Самое время его представить. Савин – актерский псевдоним, а так он – Николай Славич, потомственный дворянин со странно извилистой судьбой: правовед, ставший офицером флота, проиграл казенные деньги, был судим, лишен отцом наследства, увлекся актрисой Фанни Козловской и сам подался в актеры. Внешне выделялся из актерской среды своими барскими манерами и образованностью. Вне театра светский человек, картежник и кутила. В инциденте с Марией он чувствовал себя героем: снова роль не на сцене, а в жизни. А она была ошеломлена. Отчаянно отказывалась. Он настойчиво уговаривал. И вот 5 июня 1870 года венчание в церкви, свершилось таинство. Ей – 16, ему – 28 лет. Позже на документе появится приписка: «Брак сей по причине нарушения Николаем Славичем супружеской верности расторгнут. Указ консистории от 3-го сентября 1881 года».

Но это спустя 11 лет. А пока она – замужняя женщина. Любила Костровского. Вышла замуж за Савина.
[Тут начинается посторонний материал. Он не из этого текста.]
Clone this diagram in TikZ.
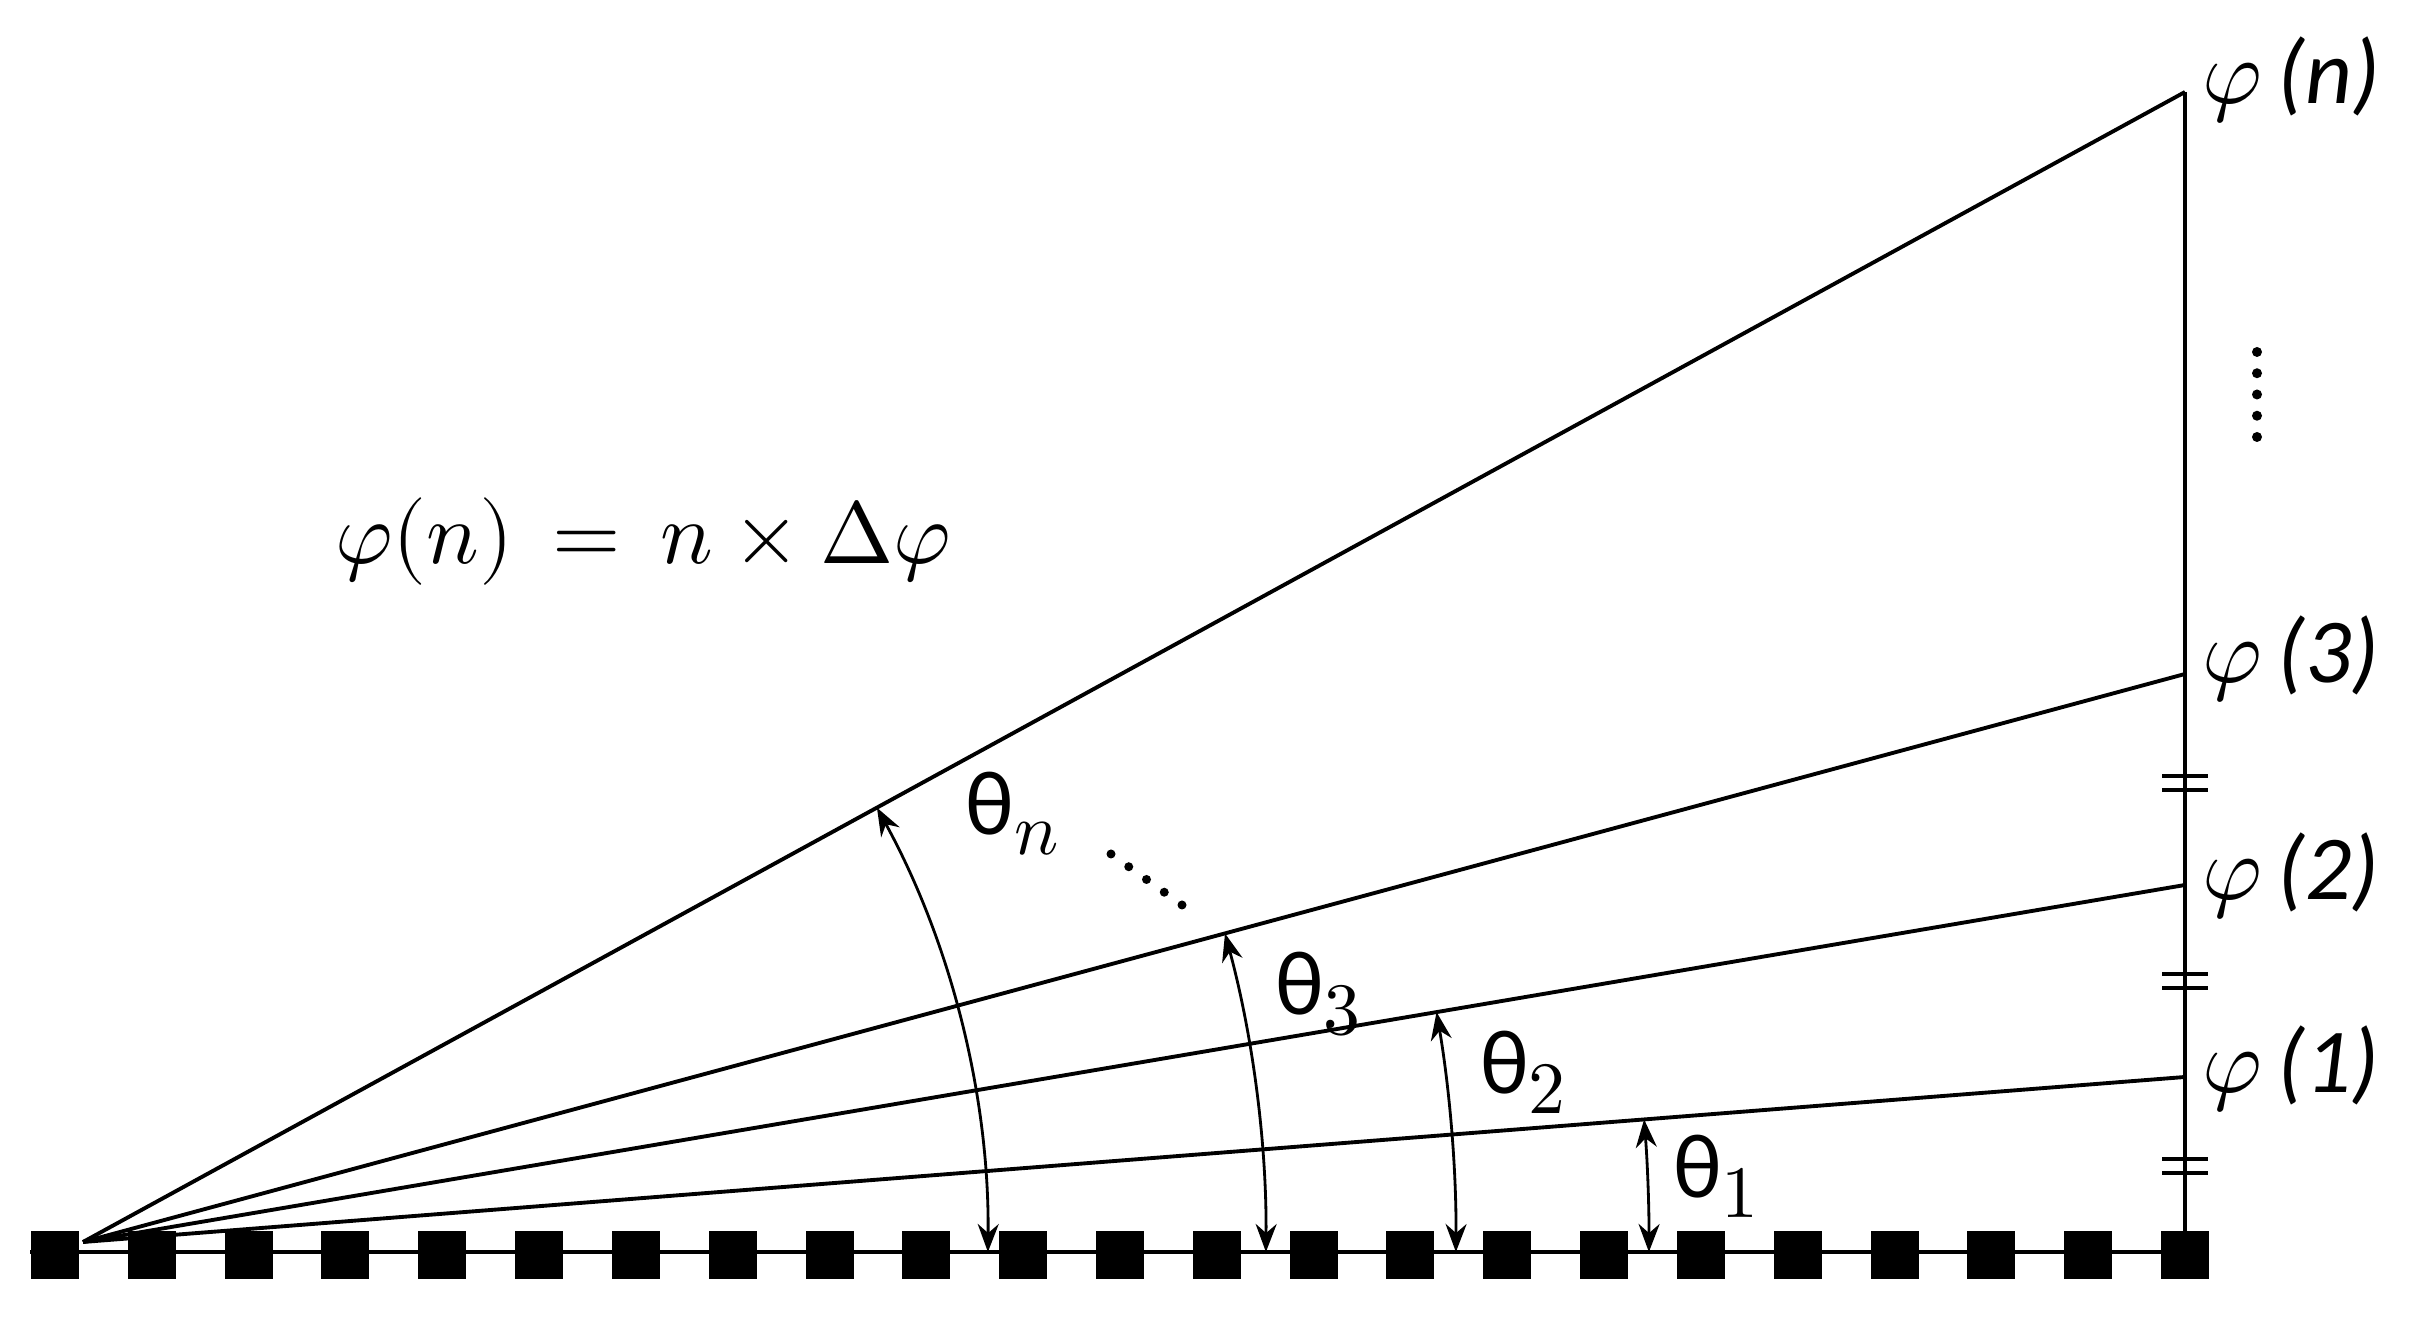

В воспоминаниях актрисы можно прочитать следующее:

«Приготовления и обряд мало занимали меня: я исполняла все машинально, но, кажется, не подала повода думать, что несчастлива. Да я и не отдавала себе отчета. Глаза К., как живые, смотрели на меня отовсюду, но я не могла определить их выражения. Накануне свадьбы я еще раз перечла письма и... решительно сожгла их, оставив два или три, – зачем, не знаю. Портрета его у меня не было. Так кончилась моя первая любовь...»

В начале лета 1870 года супруги Савины прибыли в Калугу. Биограф Марии Савиной Марина Светаева об этом периоде жизни актрисы пишет так:

«Труппа была жалостная, а театр очень скверный... Савина получала 45 рублей в месяц и была придатком к мужу, играя «кое-что и кое-как». Семейная жизнь радости не принесла. Муж: пил, пропадал с приятелями в клубе, являлся домой лишь под утро, пьяный и проигравшийся в пух. К жене относился с презрительным равнодушием, цинично поощряя ухаживания ее поклонников. Денег не было, кредиторы осаждали. Она ходила в церковь и молилась – как в детстве, со слезами, – прося царицу небесную послать ей в утешение ребеночка. Было скучно и тяжело».
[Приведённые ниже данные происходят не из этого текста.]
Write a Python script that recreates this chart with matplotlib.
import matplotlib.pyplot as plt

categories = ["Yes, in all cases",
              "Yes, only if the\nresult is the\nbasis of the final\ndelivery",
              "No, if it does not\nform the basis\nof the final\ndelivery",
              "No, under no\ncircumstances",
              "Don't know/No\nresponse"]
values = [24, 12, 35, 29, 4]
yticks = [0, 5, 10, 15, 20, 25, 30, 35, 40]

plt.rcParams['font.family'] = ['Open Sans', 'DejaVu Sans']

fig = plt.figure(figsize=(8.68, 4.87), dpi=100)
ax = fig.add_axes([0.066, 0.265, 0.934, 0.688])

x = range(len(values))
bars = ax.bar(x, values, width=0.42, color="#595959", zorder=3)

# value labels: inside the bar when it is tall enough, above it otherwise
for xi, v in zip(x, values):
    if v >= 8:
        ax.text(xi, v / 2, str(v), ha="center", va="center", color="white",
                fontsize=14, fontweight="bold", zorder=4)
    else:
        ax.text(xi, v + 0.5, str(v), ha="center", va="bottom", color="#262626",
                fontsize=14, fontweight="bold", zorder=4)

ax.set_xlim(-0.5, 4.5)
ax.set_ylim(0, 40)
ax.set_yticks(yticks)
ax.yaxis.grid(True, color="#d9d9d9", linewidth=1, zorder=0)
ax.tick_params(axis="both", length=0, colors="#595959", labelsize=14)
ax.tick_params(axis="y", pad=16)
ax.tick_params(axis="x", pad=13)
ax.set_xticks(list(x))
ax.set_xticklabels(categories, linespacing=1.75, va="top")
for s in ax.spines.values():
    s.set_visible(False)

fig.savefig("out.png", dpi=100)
Из огня да в полымя. Пиковая ситуация жалкого прозябания в захолустье. Муж на заработках. Савина одна. В конце 1871 года, промучившись трое суток, она родила мертвую девочку. Вот что пишет об этом сама Савина:

«Мне ее не показали, да я и не интересовалась: я слишком много страдала. Молодость взяла свое, и через несколько дней я упрашивала доктора позволить мне играть как можно скорей...»

Играть! – вот что было главное для нее. Сцена как спасение от всех невзгод и страданий. «Сцена – моя жизнь!» – скажет Савина позднее, когда ее будут наперебой осаждать газетные репортеры.
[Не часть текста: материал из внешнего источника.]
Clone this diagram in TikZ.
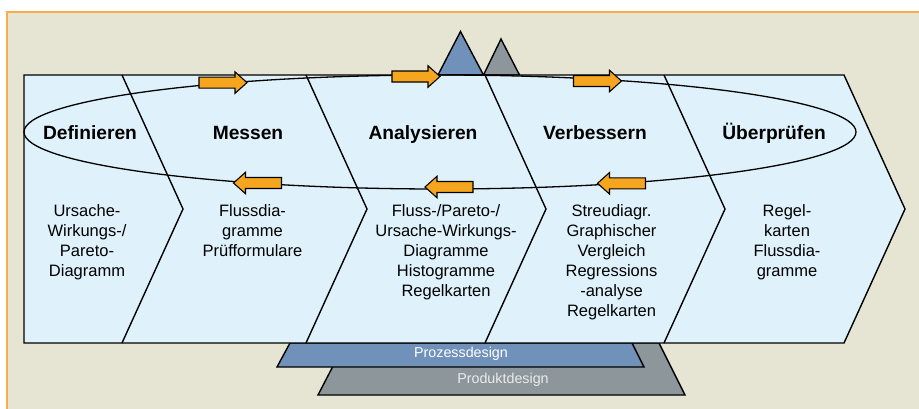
\documentclass[tikz,border=0pt]{standalone}
\usepackage{fontspec}
\setmainfont{Liberation Sans}
\definecolor{bgbeige}{HTML}{E6E5D3}
\definecolor{frameorange}{HTML}{F8AE48}
\definecolor{chevblue}{HTML}{DFF2FB}
\definecolor{arroworange}{HTML}{F6A51E}
\definecolor{steelblue}{HTML}{7091B9}
\definecolor{slategray}{HTML}{8D969B}
\tikzset{
  outline/.style={draw=black, line width=1.4pt, line join=miter},
  flowarrow/.pic={
    \filldraw[fill=arroworange, draw=black, line width=1.1pt, line join=miter]
      (-24,-5.5) -- (12,-5.5) -- (12,-10.75) -- (24,0) -- (12,10.75) -- (12,5.5) -- (-24,5.5) -- cycle;
  },
  stagelabel/.style={font=\fontsize{19.2}{22}\selectfont\bfseries, anchor=base, inner sep=0pt},
  bodytext/.style={font=\fontsize{16.5}{20}\selectfont, align=center, anchor=base, inner sep=0pt},
  designtext/.style={font=\fontsize{14.3}{16}\selectfont, anchor=center, inner sep=0pt}
}
\begin{document}
\begin{tikzpicture}[x=1pt,y=-1pt]
\useasboundingbox (0,0) rectangle (919,408);
\clip (0,0) rectangle (919,408);
\fill[white] (0,0) rectangle (919,408);
% background frame
\filldraw[fill=bgbeige, draw=frameorange, line width=1.6pt] (7,12) rectangle (940,430);
% bottom trapezoids
\filldraw[fill=slategray, outline] (345,343) -- (659,343) -- (685,395) -- (318,395) -- cycle;
\filldraw[fill=steelblue, outline] (290,343) -- (632,343) -- (644,367) -- (277,367) -- cycle;
\node[designtext, text=white] (proz) at (461,353.5) {Prozessdesign};
\node[designtext, text=white!92!black] (prod) at (503,380) {Produktdesign};
% triangles
\filldraw[fill=steelblue, outline] (438,75) -- (460.5,31.5) -- (483.5,75) -- cycle;
\filldraw[fill=slategray, outline] (483.5,75) -- (501,39) -- (519.5,75) -- cycle;
% chevrons
\filldraw[fill=chevblue, outline] (24,75) -- (844,75) -- (905,209) -- (844,343) -- (24,343) -- cycle;
\foreach \xx in {122,306,485,664}{
  \draw[outline] (\xx,75) -- (\xx+61,209) -- (\xx,343);
}
% ellipse
\draw[line width=1.3pt] (440,132) ellipse [x radius=416, y radius=57];
% arrows
\pic (a1) at (223,82.6) {flowarrow};
\pic (a2) at (416,76.5) {flowarrow};
\pic (a3) at (597.5,81) {flowarrow};
\pic[xscale=-1] (a4) at (257.5,183) {flowarrow};
\pic[xscale=-1] (a5) at (449,187) {flowarrow};
\pic[xscale=-1] (a6) at (621.5,183.3) {flowarrow};
% stage labels
\node[stagelabel] (s1) at (90,139.3) {Definieren};
\node[stagelabel] (s2) at (248,139.3) {Messen};
\node[stagelabel] (s3) at (423,139.3) {Analysieren};
\node[stagelabel] (s4) at (595,139.3) {Verbessern};
\node[stagelabel] (s5) at (774,139.3) {Überprüfen};
% tools (anchor = baseline of last line)
\node[bodytext] (t1) at (87,276.6) {Ursache-\\Wirkungs-/\\Pareto-\\Diagramm};
\node[bodytext] (t2) at (252.5,256.6) {Flussdia-\\gramme\\Prüfformulare};
\node[bodytext] (t3) at (446,296.6) {Fluss-/Pareto-/\\Ursache-Wirkungs-\\Diagramme\\Histogramme\\Regelkarten};
\node[bodytext] (t4) at (611.5,316.6) {Streudiagr.\\Graphischer\\Vergleich\\Regressions\\-analyse\\Regelkarten};
\node[bodytext] (t5) at (787,276.6) {Regel-\\karten\\Flussdia-\\gramme};
\end{tikzpicture}
\end{document}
В конце сентября она уже играла в Казани в известной антрепризе Петра Медведева в комедии «Марианна, или Роман светской женщины». Русская молодая женщина из провинции изображала на сцене любовные страсти изысканной француженки – чего только не бывает на свете!..

Играя часто, Савина все более совершенствовала свое актерское мастерство, что сразу подметили рецензенты, они отмечали, что в игре актрисы появилось «больше правдивости» и «замечательная простота».

В Казани Савиной пришлось играть в одной труппе с Пелагеей Стрепетовой, другой замечательной русской актрисой. Савина имела успех в фарсах и оперетках, а Стрепетова – в серьезных драмах. Началось нешуточное соревнование репертуара и конкуренция двух премьерш. И хотя Савина это состязание проиграла, в дальнейшем она уже никому не уступит пальму первенства. Актриса прошла настоящую школу борьбы, склок, сплетен и интриг и из незащищенной Красной Шапочки превратилась в матерого театрального волка, точнее, в волчицу.

Итак, Савина боролась сразу на двух фронтах: на театральном и семейном. А как складывались дела на втором? Очень скоро выяснилось, что между супругами нет решительно ничего общего, даже театр, как это ни странно, не соединил их, а, наоборот, разъединил. Савин хотел превратить жену в любезную и обворожительную хозяйку своего дома, заставлял ее играть чисто декоративную роль, но она ее провалила, и это вызывало в нем ярость. Но и Савину возмущало поведение мужа, его пьянство, картежные проигрыши, отвратительные скандалы. И вот на очередных гастролях (она переходила из труппы в труппу), в Саратове, Савина осталась одна, без мужа, и «не верила своему счастью». Она тотчас «наняла себе маленькую, уютную квартирку, взяла мебель напрокат, наставила много цветов и зажила припеваючи», как отметила в своих воспоминаниях.